Véritables machines à fabriquer l’opinion avec la complicité des sondages, les médias vivent dans l’illusion qu’ils pèsent sur le comportement des électeurs. Tout, pourtant, démontre le contraire. L’opinion n’est qu’une bulle déconnectée des courants qui forgent les votes dans les tréfonds de la société. 

Exemples. En 2005, le couple médias-sondages défend le « oui » au référendum sur la Constitution européenne et prédit son succès. Le camouflet est cinglant : le 29 mai, 54,87 % des Français disent « non ». Depuis l’émergence du Front national aux élections municipales de 1983, le tandem n’a cessé de pilonner l’extrême droite. Voici pourtant que sa candidate est proche de se qualifier le 23 avril prochain pour le second tour de la présidentielle. Remontons à janvier 1995 et au fameux article du politologue Jérôme Jaffré sur le triomphe annoncé d’Édouard Balladur : « Pour l’opinion, l’élection est jouée. » Trois mois plus tard, Jacques Chirac est président ! L’opinion a adoré Michel Rocard, Édouard Balladur, Ségolène Royal. Les électeurs ont choisi François Mitterrand, Jacques Chirac, Nicolas Sarkozy. À la veille de la primaire de la droite en 2016, le couple médias-sondages ne jurait que par Alain Juppé ; François Fillon s’est imposé.

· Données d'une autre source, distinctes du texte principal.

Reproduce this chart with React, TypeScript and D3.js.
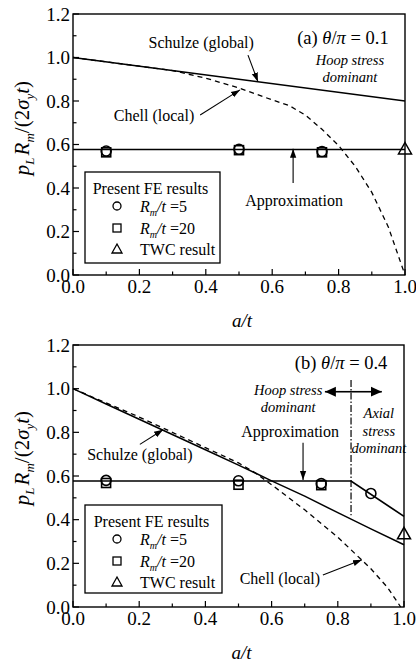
import * as d3 from 'd3';

// ---- data ----
const yTicks = [0, 0.2, 0.4, 0.6, 0.8, 1.0, 1.2];
const xTicks = [0, 0.2, 0.4, 0.6, 0.8, 1.0];

// panel (a) theta/pi = 0.1
const aSchulzeX = [0, 1.0];
const aSchulzeY = [1.0, 0.8];
const aChellX = [0, 0.1, 0.2, 0.3, 0.4, 0.5, 0.6, 0.65, 0.7, 0.75, 0.8, 0.85, 0.9, 0.95, 1.0];
const aChellY = [1.0, 0.98, 0.96, 0.94, 0.905, 0.86, 0.805, 0.78, 0.735, 0.67, 0.595, 0.5, 0.38, 0.22, 0.0];
const aApproxX = [0, 1.0];
const aApproxY = [0.577, 0.577];
const aCircleX = [0.1, 0.5, 0.75];
const aCircleY = [0.57, 0.578, 0.568];
const aSquareX = [0.1, 0.5, 0.75];
const aSquareY = [0.564, 0.574, 0.564];
const aTwcX = [1.0];
const aTwcY = [0.577];

// panel (b) theta/pi = 0.4
const bSchulzeX = [0, 0.1, 0.2, 0.3, 0.4, 0.5, 0.6, 0.7, 0.8, 0.9, 1.0];
const bSchulzeY = [1.0, 0.93, 0.86, 0.79, 0.72, 0.65, 0.578, 0.508, 0.432, 0.358, 0.285];
const bChellX = [0, 0.1, 0.2, 0.3, 0.4, 0.5, 0.55, 0.6, 0.7, 0.8, 0.9, 0.95, 0.99];
const bChellY = [1.0, 0.935, 0.87, 0.8, 0.73, 0.66, 0.615, 0.56, 0.445, 0.32, 0.175, 0.09, 0.0];
const bApproxX = [0, 0.84, 1.0];
const bApproxY = [0.577, 0.577, 0.415];
const bCircleX = [0.1, 0.5, 0.75, 0.9];
const bCircleY = [0.58, 0.578, 0.565, 0.52];
const bSquareX = [0.1, 0.5, 0.75];
const bSquareY = [0.568, 0.56, 0.558];
const bTwcX = [1.0];
const bTwcY = [0.333];
const bBoundary = 0.84;

const FONT = "'Times New Roman', 'Liberation Serif', 'DejaVu Serif', serif";

type Ann = { text: string; a: number; v: number; italic?: boolean; size?: number };
type Arrow = { a1: number; v1: number; a2: number; v2: number };

type PanelProps = {
  top: number;
  bottom: number;
  left: number;
  right: number;
  schulze: [number[], number[]];
  chell: [number[], number[]];
  approx: [number[], number[]];
  circles: [number[], number[]];
  squares: [number[], number[]];
  twc: [number[], number[]];
  title: { prefix: string; value: string; a: number; v: number };
  labels: Ann[];
  arrows: Arrow[];
  legend: { x: number; y: number; w: number; h: number };
  ylabelY: number;
  boundary?: number;
  doubleArrowV?: number;
  doubleArrowA?: [number, number];
  id: string;
};

function Panel(p: PanelProps) {
  const x = d3.scaleLinear().domain([0, 1]).range([p.left, p.right]);
  const y = d3.scaleLinear().domain([0, 1.2]).range([p.bottom, p.top]);
  const line = d3.line<[number, number]>().x(d => x(d[0])).y(d => y(d[1]));
  const pts = (s: [number[], number[]]) => s[0].map((a, i) => [a, s[1][i]] as [number, number]);
  const minorY = d3.range(0, 1.2001, 0.1);
  const minorX = d3.range(0, 1.0001, 0.1);
  const lg = p.legend;
  const ts = { fontFamily: FONT };

  return (
    <g style={ts}>
      {/* frame */}
      <rect x={p.left} y={p.top} width={p.right - p.left} height={p.bottom - p.top}
        fill="none" stroke="#000" strokeWidth={1.4} />
      {/* ticks */}
      {minorY.map((t, i) => (
        <line key={'my' + i} x1={p.left} x2={p.left + (i % 2 === 0 ? 6 : 3.5)} y1={y(t)} y2={y(t)} stroke="#000" strokeWidth={1.2} />
      ))}
      {minorX.map((t, i) => (
        <line key={'mx' + i} x1={x(t)} x2={x(t)} y1={p.bottom} y2={p.bottom - (i % 2 === 0 ? 6 : 3.5)} stroke="#000" strokeWidth={1.2} />
      ))}
      {yTicks.map(t => (
        <text key={'yt' + t} x={p.left - 3} y={y(t)} dy="0.35em" textAnchor="end" fontSize={19}>
          {t.toFixed(1)}
        </text>
      ))}
      {xTicks.map(t => (
        <text key={'xt' + t} x={x(t)} y={p.bottom + 18} textAnchor="middle" fontSize={19}>
          {t.toFixed(1)}
        </text>
      ))}
      <text x={(p.left + p.right) / 2 + 3} y={p.bottom + 52} textAnchor="middle" fontSize={19} fontStyle="italic">
        a/t
      </text>
      {/* y label */}
      <text transform={`translate(29,${p.ylabelY}) rotate(-90)`} textAnchor="middle" fontSize={21}>
        <tspan fontStyle="italic">p</tspan>
        <tspan fontStyle="italic" fontSize={13} dy={5}>L</tspan>
        <tspan fontStyle="italic" dy={-5} dx={2}>R</tspan>
        <tspan fontStyle="italic" fontSize={13} dy={5}>m</tspan>
        <tspan dy={-5}>/(2</tspan>
        <tspan fontStyle="italic">σ</tspan>
        <tspan fontStyle="italic" fontSize={13} dy={5}>y</tspan>
        <tspan fontStyle="italic" dy={-5}>t</tspan>
        <tspan>)</tspan>
      </text>

      {/* curves */}
      <path d={line(pts(p.schulze)) || ''} fill="none" stroke="#000" strokeWidth={1.5} />
      <path d={line(pts(p.chell)) || ''} fill="none" stroke="#000" strokeWidth={1.3} strokeDasharray="5,4" />
      <path d={line(pts(p.approx)) || ''} fill="none" stroke="#000" strokeWidth={1.7} />
      {p.boundary !== undefined && (
        <line x1={x(p.boundary)} x2={x(p.boundary)} y1={y(1.04)} y2={y(0.42)} stroke="#000" strokeWidth={1.2} strokeDasharray="7,2,1.5,2" />
      )}
      {p.doubleArrowV !== undefined && p.doubleArrowA && p.boundary !== undefined && (
        <g>
          <line x1={x(p.boundary)} x2={x(p.doubleArrowA[0])} y1={y(p.doubleArrowV)} y2={y(p.doubleArrowV)} stroke="#000" strokeWidth={1.6} markerEnd={`url(#big-${p.id})`} />
          <line x1={x(p.boundary)} x2={x(p.doubleArrowA[1])} y1={y(p.doubleArrowV)} y2={y(p.doubleArrowV)} stroke="#000" strokeWidth={1.6} markerEnd={`url(#big-${p.id})`} />
        </g>
      )}

      {/* FE markers */}
      {pts(p.squares).map((d, i) => (
        <rect key={'sq' + i} x={x(d[0]) - 4.5} y={y(d[1]) - 4.5} width={9} height={9} fill="none" stroke="#000" strokeWidth={1.6} />
      ))}
      {pts(p.circles).map((d, i) => (
        <circle key={'ci' + i} cx={x(d[0])} cy={y(d[1])} r={5} fill="none" stroke="#000" strokeWidth={1.6} />
      ))}
      {pts(p.twc).map((d, i) => {
        const cx = x(d[0]);
        const cy = y(d[1]);
        return (
          <path key={'tw' + i} d={`M${cx},${cy - 7}L${cx + 6.5},${cy + 4.5}L${cx - 6.5},${cy + 4.5}Z`} fill="none" stroke="#000" strokeWidth={1.5} />
        );
      })}

      {/* arrows */}
      {p.arrows.map((ar, i) => (
        <line key={'ar' + i} x1={x(ar.a1)} y1={y(ar.v1)} x2={x(ar.a2)} y2={y(ar.v2)} stroke="#000" strokeWidth={1.1} markerEnd={`url(#arr-${p.id})`} />
      ))}

      {/* labels */}
      <text x={x(p.title.a)} y={y(p.title.v)} dy="0.35em" textAnchor="middle" fontSize={18.5}>
        {p.title.prefix}{' '}<tspan fontStyle="italic">θ</tspan>/<tspan fontStyle="italic">π</tspan>{' = ' + p.title.value}
      </text>
      {p.labels.map((l, i) => (
        <text key={'lb' + i} x={x(l.a)} y={y(l.v)} dy="0.35em" textAnchor="middle" fontSize={l.size || 16}
          fontStyle={l.italic ? 'italic' : 'normal'}>
          {l.text}
        </text>
      ))}

      {/* legend */}
      <rect x={lg.x} y={lg.y} width={lg.w} height={lg.h} fill="#fff" stroke="#000" strokeWidth={1.3} />
      <text x={lg.x + lg.w / 2 - 2} y={lg.y + 16} dy="0.35em" textAnchor="middle" fontSize={16}>Present FE results</text>
      <circle cx={lg.x + 32} cy={lg.y + 34} r={4} fill="none" stroke="#000" strokeWidth={1.3} />
      <text x={lg.x + 55} y={lg.y + 34} dy="0.35em" fontSize={16}>
        <tspan fontStyle="italic">R</tspan><tspan fontStyle="italic" fontSize={10} dy={4}>m</tspan><tspan dy={-4} fontStyle="italic">/t</tspan> =5
      </text>
      <rect x={lg.x + 28} y={lg.y + 52} width={8} height={8} fill="none" stroke="#000" strokeWidth={1.3} />
      <text x={lg.x + 55} y={lg.y + 56} dy="0.35em" fontSize={16}>
        <tspan fontStyle="italic">R</tspan><tspan fontStyle="italic" fontSize={10} dy={4}>m</tspan><tspan dy={-4} fontStyle="italic">/t</tspan> =20
      </text>
      <path d={`M${lg.x + 32},${lg.y + 72}L${lg.x + 37},${lg.y + 81}L${lg.x + 27},${lg.y + 81}Z`} fill="none" stroke="#000" strokeWidth={1.3} />
      <text x={lg.x + 55} y={lg.y + 77} dy="0.35em" fontSize={16}>TWC result</text>
    </g>
  );
}

export default function App() {
  return (
    <svg width={416} height={664} style={{ position: 'absolute', left: 0, top: 0, background: '#fff' }}>
      <defs>
        {['a', 'b'].map(id => (
          <g key={id}>
            <marker id={`arr-${id}`} viewBox="0 0 10 10" refX={10} refY={5} markerWidth={9} markerHeight={9} markerUnits="userSpaceOnUse" orient="auto">
              <path d="M0,1.5L10,5L0,8.5Z" fill="#000" />
            </marker>
            <marker id={`big-${id}`} viewBox="0 0 10 10" refX={10} refY={5} markerWidth={11} markerHeight={11} markerUnits="userSpaceOnUse" orient="auto">
              <path d="M0,0.5L10,5L0,9.5Z" fill="#000" />
            </marker>
          </g>
        ))}
      </defs>
      <Panel
        id="a"
        top={14} bottom={275} left={73} right={405}
        schulze={[aSchulzeX, aSchulzeY]}
        chell={[aChellX, aChellY]}
        approx={[aApproxX, aApproxY]}
        circles={[aCircleX, aCircleY]}
        squares={[aSquareX, aSquareY]}
        twc={[aTwcX, aTwcY]}
        title={{ prefix: '(a)', value: '0.1', a: 0.813, v: 1.094 }}
        labels={[
          { text: 'Schulze (global)', a: 0.386, v: 1.071 },
          { text: 'Chell (local)', a: 0.244, v: 0.736 },
          { text: 'Hoop stress', a: 0.834, v: 0.989, italic: true, size: 14.5 },
          { text: 'dominant', a: 0.834, v: 0.91, italic: true, size: 14.5 },
          { text: 'Approximation', a: 0.666, v: 0.345 },
        ]}
        arrows={[
          { a1: 0.527, v1: 1.011, a2: 0.557, v2: 0.889 },
          { a1: 0.383, v1: 0.736, a2: 0.503, v2: 0.851 },
          { a1: 0.663, v1: 0.423, a2: 0.663, v2: 0.58 },
        ]}
        legend={{ x: 85, y: 172, w: 135, h: 91 }}
        ylabelY={128}
      />
      <Panel
        id="b"
        top={345} bottom={607} left={73} right={404}
        schulze={[bSchulzeX, bSchulzeY]}
        chell={[bChellX, bChellY]}
        approx={[bApproxX, bApproxY]}
        circles={[bCircleX, bCircleY]}
        squares={[bSquareX, bSquareY]}
        twc={[bTwcX, bTwcY]}
        title={{ prefix: '(b)', value: '0.4', a: 0.81, v: 1.119 }}
        labels={[
          { text: 'Hoop stress', a: 0.65, v: 0.995, italic: true, size: 14.5 },
          { text: 'dominant', a: 0.65, v: 0.917, italic: true, size: 14.5 },
          { text: 'Axial', a: 0.924, v: 0.89, italic: true, size: 14.5 },
          { text: 'stress', a: 0.924, v: 0.807, italic: true, size: 14.5 },
          { text: 'dominant', a: 0.924, v: 0.729, italic: true, size: 14.5 },
          { text: 'Approximation', a: 0.656, v: 0.803 },
          { text: 'Schulze (global)', a: 0.202, v: 0.697 },
          { text: 'Chell (local)', a: 0.625, v: 0.133 },
        ]}
        arrows={[
          { a1: 0.695, v1: 0.752, a2: 0.695, v2: 0.582 },
          { a1: 0.202, v1: 0.745, a2: 0.272, v2: 0.812 },
          { a1: 0.755, v1: 0.147, a2: 0.873, v2: 0.216 },
        ]}
        legend={{ x: 85, y: 505, w: 137, h: 88 }}
        ylabelY={458}
        boundary={bBoundary}
        doubleArrowV={0.986}
        doubleArrowA={[0.761, 0.933]}
      />
    </svg>
  );
}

En vérité, les médias ont peu d’influence dans leur exercice désormais favori : le point de vue. Le besoin des chaînes dites d’information a décuplé le flot des commentaires. Ce bavardage en continu fait passer au second plan ce qui devrait être l’activité principale des médias, et pèse parfois sur les scrutins : l’information. Le passé le prouve. À la suite du décès du président Pompidou, Jacques Chaban-Delmas fait figure de favori de la présidentielle d’avril 1974, mais il est plombé par sa feuille d’impôt dévoilée deux ans plus tôt par Le Canard enchaîné. Elle montre que, grâce au recours à la disposition légale de l’avoir fiscal, sa note est très légère. Le Canard enchaîné, encore, avec l’affaire des diamants de Bokassa qui coûtera si cher à Giscard en 1981. Le Canard toujours avec les rémunérations diverses de la famille Fillon. Les médias devraient méditer leur propre histoire : le commentaire s’envole, l’information seule imprime les esprits.